89. In our view these observations apply with equal force to the position of Scotland and the people of Scotland within the United Kingdom. They are also consistent with the United Kingdom’s submission to the International Court of Justice in the case of Kosovo, adopted by the intervener as part of its submissions in the present case: “To summarise, international law favours the territorial integrity of “States. Outside the context of self-determination, normally limited to situations of colonial type or those involving foreign occupation, it does not confer any ‘right to secede’”: Written Proceedings in relation to UN General Assembly Resolution 63/3 (A/RES/63/3) (8 October 2008), Written Statement of the United Kingdom in response to the Request for an Advisory Opinion of the International Court of Justice on the Question, ‘Is the unilateral declaration of independence by the Provisional Institutions of Self-Government of Kosovo in accordance with international law?”, (17 April 2009), para 5.33. The submission went on to state that international law does not, in general, prohibit secession; but the relevant point, in relation to the intervener’s submission based on a right of self-determination under international law, is the absence of recognition of any such right outside the contexts described by the Supreme Court of Canada, none of which applies to Scotland.

It is clear therefore that the concept of self-determination need not, in fact, bestow on any part of the United Kingdom a right to unilaterally dissolve the Union. The logic of course is that the United Kingdom should vote as one country on questions regarding the future of the Union, rather than allowing various constituent parts the right to dissolve the Union.

In this, I accept the devolution arrangements have embedded new concepts of self-determination, particularly in relation to Northern Ireland (which I will say more about on Wednesday night) but that does not mean these new concepts are right or are unchangeable.

We must seek to restore the constitutional integrity and balance to the United Kingdom, and in doing so ensure that the principle of self-determination is reformulated and viewed through the prism of the United Kingdom being one sovereign territory with all persons afforded equal citizenship.

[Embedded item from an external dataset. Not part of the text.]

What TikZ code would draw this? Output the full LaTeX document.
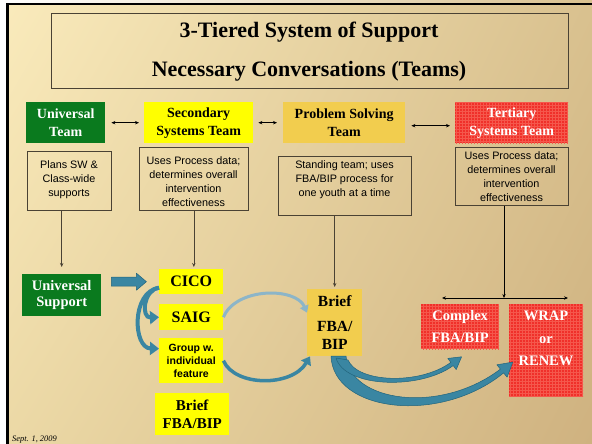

The voters of Northern Ireland or Scotland, both a minority within the United Kingdom, should have no right to, by mere virtue of their geographical place in the Union, dissolve the United Kingdom.

I look forward to exploring these issues further in the future and welcome the exciting work of the Centre for the Union which seeks to bring those of us who value the United Kingdom - from all geographical parts of it - together in common cause.